● EXERCISE REQUIREMENTS
Repeat the listing word for word. No pictures belong in the copy.
--- Begin DATA ---
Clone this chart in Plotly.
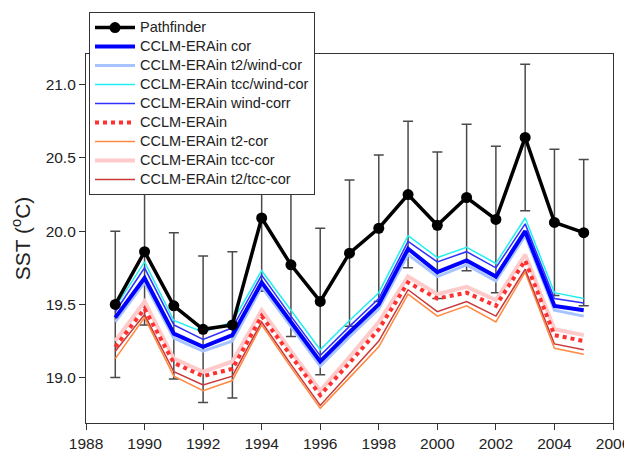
import plotly.graph_objects as go

years = list(range(1989, 2006))

pathfinder = [19.50, 19.86, 19.49, 19.33, 19.36, 20.09, 19.77, 19.52, 19.85,
              20.02, 20.25, 20.04, 20.23, 20.08, 20.64, 20.06, 19.99]
pathfinder_err = [0.50, 0.50, 0.50, 0.50, 0.50, 0.50, 0.49, 0.50, 0.50,
                  0.50, 0.50, 0.50, 0.50, 0.50, 0.50, 0.50, 0.50]

cor = [19.41, 19.68, 19.30, 19.21, 19.29, 19.65, 19.38, 19.11, 19.31,
       19.50, 19.88, 19.72, 19.80, 19.69, 20.00, 19.49, 19.46]
t2_wind_cor = [19.38, 19.65, 19.27, 19.18, 19.25, 19.62, 19.35, 19.08, 19.28,
               19.47, 19.84, 19.69, 19.77, 19.66, 19.97, 19.46, 19.42]
tcc_wind_cor = [19.48, 19.79, 19.39, 19.31, 19.38, 19.73, 19.46, 19.19, 19.39,
                19.58, 19.97, 19.82, 19.89, 19.78, 20.09, 19.58, 19.54]
wind_corr = [19.45, 19.75, 19.36, 19.26, 19.34, 19.70, 19.42, 19.15, 19.35,
             19.54, 19.93, 19.79, 19.86, 19.75, 20.05, 19.54, 19.51]
erain = [19.21, 19.47, 19.10, 19.01, 19.06, 19.42, 19.15, 18.88, 19.10,
         19.33, 19.65, 19.54, 19.58, 19.49, 19.80, 19.29, 19.25]
t2_cor = [19.13, 19.41, 19.01, 18.91, 18.98, 19.36, 19.07, 18.79, 19.00,
          19.21, 19.57, 19.42, 19.49, 19.38, 19.72, 19.20, 19.16]
tcc_cor = [19.25, 19.52, 19.13, 19.04, 19.11, 19.46, 19.18, 18.91, 19.14,
           19.38, 19.69, 19.57, 19.62, 19.53, 19.84, 19.33, 19.29]
t2_tcc_cor = [19.18, 19.43, 19.04, 18.95, 19.01, 19.38, 19.09, 18.81, 19.03,
              19.25, 19.60, 19.45, 19.52, 19.42, 19.74, 19.23, 19.19]

x_ticks = list(range(1988, 2007, 2))
y_ticks = [19.0, 19.5, 20.0, 20.5, 21.0]

FONT = "Liberation Sans, Arial, sans-serif"


def lg(name):
    return f'<span style="font-size:14.5px">{name}</span>'


fig = go.Figure()

# error bars (drawn beneath the lines)
fig.add_trace(go.Scatter(
    x=years, y=pathfinder, mode="markers", showlegend=False,
    marker=dict(size=1, color="rgba(0,0,0,0)"),
    error_y=dict(type="data", array=pathfinder_err, visible=True,
                 color="#4a4a4a", thickness=1.5, width=5),
    hoverinfo="skip"))

series = [
    ("CCLM-ERAin t2/wind-cor", t2_wind_cor, dict(color="#a8c4ff", width=3), 3),
    ("CCLM-ERAin tcc/wind-cor", tcc_wind_cor, dict(color="#22f0f0", width=1.5), 4),
    ("CCLM-ERAin wind-corr", wind_corr, dict(color="#3030ff", width=1.5), 5),
    ("CCLM-ERAin cor", cor, dict(color="#0000ff", width=4), 2),
    ("CCLM-ERAin tcc-cor", tcc_cor, dict(color="#ffcaca", width=4), 8),
    ("CCLM-ERAin t2-cor", t2_cor, dict(color="#ff8a40", width=1.5), 7),
    ("CCLM-ERAin t2/tcc-cor", t2_tcc_cor, dict(color="#c83838", width=1.5), 9),
    ("CCLM-ERAin", erain, dict(color="#ff3030", width=4, dash="dot"), 6),
]
for name, vals, line, rank in series:
    fig.add_trace(go.Scatter(x=years, y=vals, mode="lines", name=lg(name),
                             line=line, legendrank=rank))

fig.add_trace(go.Scatter(
    x=years, y=pathfinder, mode="lines+markers", name=lg("Pathfinder"),
    line=dict(color="black", width=3.5),
    marker=dict(color="black", size=11), legendrank=1))

axis_common = dict(showline=True, linecolor="#333333", linewidth=1.2,
                   mirror=True, ticks="outside", ticklen=6, tickwidth=1.2,
                   tickcolor="#333333", showgrid=False, zeroline=False,
                   automargin=False,
                   tickfont=dict(family=FONT, size=15.5, color="#222"))

fig.update_xaxes(range=[1988, 2006], tickvals=x_ticks,
                 ticktext=[str(v) for v in x_ticks], **axis_common)
fig.update_yaxes(range=[18.69, 21.21], tickvals=y_ticks,
                 ticktext=[f"{v:.1f}" for v in y_ticks],
                 title=dict(text="SST (<sup>o</sup>C)", standoff=22,
                            font=dict(family=FONT, size=21, color="#222")),
                 **axis_common)

# the page body adds an 8px offset, so the figure is 8px smaller
W, H = 624, 445
L, R, T, B = 78, 19, 46, 29.5
plot_w = W - L - R
plot_h = H - T - B
fig.update_layout(
    width=W, height=H,
    margin=dict(l=L, r=R, t=T, b=B, autoexpand=False),
    plot_bgcolor="white", paper_bgcolor="white",
    font=dict(family=FONT, color="#222"),
    legend=dict(x=3 / plot_w, y=(H - B - 4) / plot_h,
                xanchor="left", yanchor="top",
                bgcolor="white", bordercolor="#333333", borderwidth=1,
                font=dict(size=11, color="#222", family=FONT),
                traceorder="normal", itemwidth=40),
)

fig.write_html("out.html")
--- End DATA ---
● FINAL ANSWER
Clone this chart in Plotly.
import plotly.graph_objects as go

years = list(range(1989, 2006))

pathfinder = [19.50, 19.86, 19.49, 19.33, 19.36, 20.09, 19.77, 19.52, 19.85,
              20.02, 20.25, 20.04, 20.23, 20.08, 20.64, 20.06, 19.99]
pathfinder_err = [0.50, 0.50, 0.50, 0.50, 0.50, 0.50, 0.49, 0.50, 0.50,
                  0.50, 0.50, 0.50, 0.50, 0.50, 0.50, 0.50, 0.50]

cor = [19.41, 19.68, 19.30, 19.21, 19.29, 19.65, 19.38, 19.11, 19.31,
       19.50, 19.88, 19.72, 19.80, 19.69, 20.00, 19.49, 19.46]
t2_wind_cor = [19.38, 19.65, 19.27, 19.18, 19.25, 19.62, 19.35, 19.08, 19.28,
               19.47, 19.84, 19.69, 19.77, 19.66, 19.97, 19.46, 19.42]
tcc_wind_cor = [19.48, 19.79, 19.39, 19.31, 19.38, 19.73, 19.46, 19.19, 19.39,
                19.58, 19.97, 19.82, 19.89, 19.78, 20.09, 19.58, 19.54]
wind_corr = [19.45, 19.75, 19.36, 19.26, 19.34, 19.70, 19.42, 19.15, 19.35,
             19.54, 19.93, 19.79, 19.86, 19.75, 20.05, 19.54, 19.51]
erain = [19.21, 19.47, 19.10, 19.01, 19.06, 19.42, 19.15, 18.88, 19.10,
         19.33, 19.65, 19.54, 19.58, 19.49, 19.80, 19.29, 19.25]
t2_cor = [19.13, 19.41, 19.01, 18.91, 18.98, 19.36, 19.07, 18.79, 19.00,
          19.21, 19.57, 19.42, 19.49, 19.38, 19.72, 19.20, 19.16]
tcc_cor = [19.25, 19.52, 19.13, 19.04, 19.11, 19.46, 19.18, 18.91, 19.14,
           19.38, 19.69, 19.57, 19.62, 19.53, 19.84, 19.33, 19.29]
t2_tcc_cor = [19.18, 19.43, 19.04, 18.95, 19.01, 19.38, 19.09, 18.81, 19.03,
              19.25, 19.60, 19.45, 19.52, 19.42, 19.74, 19.23, 19.19]

x_ticks = list(range(1988, 2007, 2))
y_ticks = [19.0, 19.5, 20.0, 20.5, 21.0]

FONT = "Liberation Sans, Arial, sans-serif"


def lg(name):
    return f'<span style="font-size:14.5px">{name}</span>'


fig = go.Figure()

# error bars (drawn beneath the lines)
fig.add_trace(go.Scatter(
    x=years, y=pathfinder, mode="markers", showlegend=False,
    marker=dict(size=1, color="rgba(0,0,0,0)"),
    error_y=dict(type="data", array=pathfinder_err, visible=True,
                 color="#4a4a4a", thickness=1.5, width=5),
    hoverinfo="skip"))

series = [
    ("CCLM-ERAin t2/wind-cor", t2_wind_cor, dict(color="#a8c4ff", width=3), 3),
    ("CCLM-ERAin tcc/wind-cor", tcc_wind_cor, dict(color="#22f0f0", width=1.5), 4),
    ("CCLM-ERAin wind-corr", wind_corr, dict(color="#3030ff", width=1.5), 5),
    ("CCLM-ERAin cor", cor, dict(color="#0000ff", width=4), 2),
    ("CCLM-ERAin tcc-cor", tcc_cor, dict(color="#ffcaca", width=4), 8),
    ("CCLM-ERAin t2-cor", t2_cor, dict(color="#ff8a40", width=1.5), 7),
    ("CCLM-ERAin t2/tcc-cor", t2_tcc_cor, dict(color="#c83838", width=1.5), 9),
    ("CCLM-ERAin", erain, dict(color="#ff3030", width=4, dash="dot"), 6),
]
for name, vals, line, rank in series:
    fig.add_trace(go.Scatter(x=years, y=vals, mode="lines", name=lg(name),
                             line=line, legendrank=rank))

fig.add_trace(go.Scatter(
    x=years, y=pathfinder, mode="lines+markers", name=lg("Pathfinder"),
    line=dict(color="black", width=3.5),
    marker=dict(color="black", size=11), legendrank=1))

axis_common = dict(showline=True, linecolor="#333333", linewidth=1.2,
                   mirror=True, ticks="outside", ticklen=6, tickwidth=1.2,
                   tickcolor="#333333", showgrid=False, zeroline=False,
                   automargin=False,
                   tickfont=dict(family=FONT, size=15.5, color="#222"))

fig.update_xaxes(range=[1988, 2006], tickvals=x_ticks,
                 ticktext=[str(v) for v in x_ticks], **axis_common)
fig.update_yaxes(range=[18.69, 21.21], tickvals=y_ticks,
                 ticktext=[f"{v:.1f}" for v in y_ticks],
                 title=dict(text="SST (<sup>o</sup>C)", standoff=22,
                            font=dict(family=FONT, size=21, color="#222")),
                 **axis_common)

# the page body adds an 8px offset, so the figure is 8px smaller
W, H = 624, 445
L, R, T, B = 78, 19, 46, 29.5
plot_w = W - L - R
plot_h = H - T - B
fig.update_layout(
    width=W, height=H,
    margin=dict(l=L, r=R, t=T, b=B, autoexpand=False),
    plot_bgcolor="white", paper_bgcolor="white",
    font=dict(family=FONT, color="#222"),
    legend=dict(x=3 / plot_w, y=(H - B - 4) / plot_h,
                xanchor="left", yanchor="top",
                bgcolor="white", bordercolor="#333333", borderwidth=1,
                font=dict(size=11, color="#222", family=FONT),
                traceorder="normal", itemwidth=40),
)

fig.write_html("out.html")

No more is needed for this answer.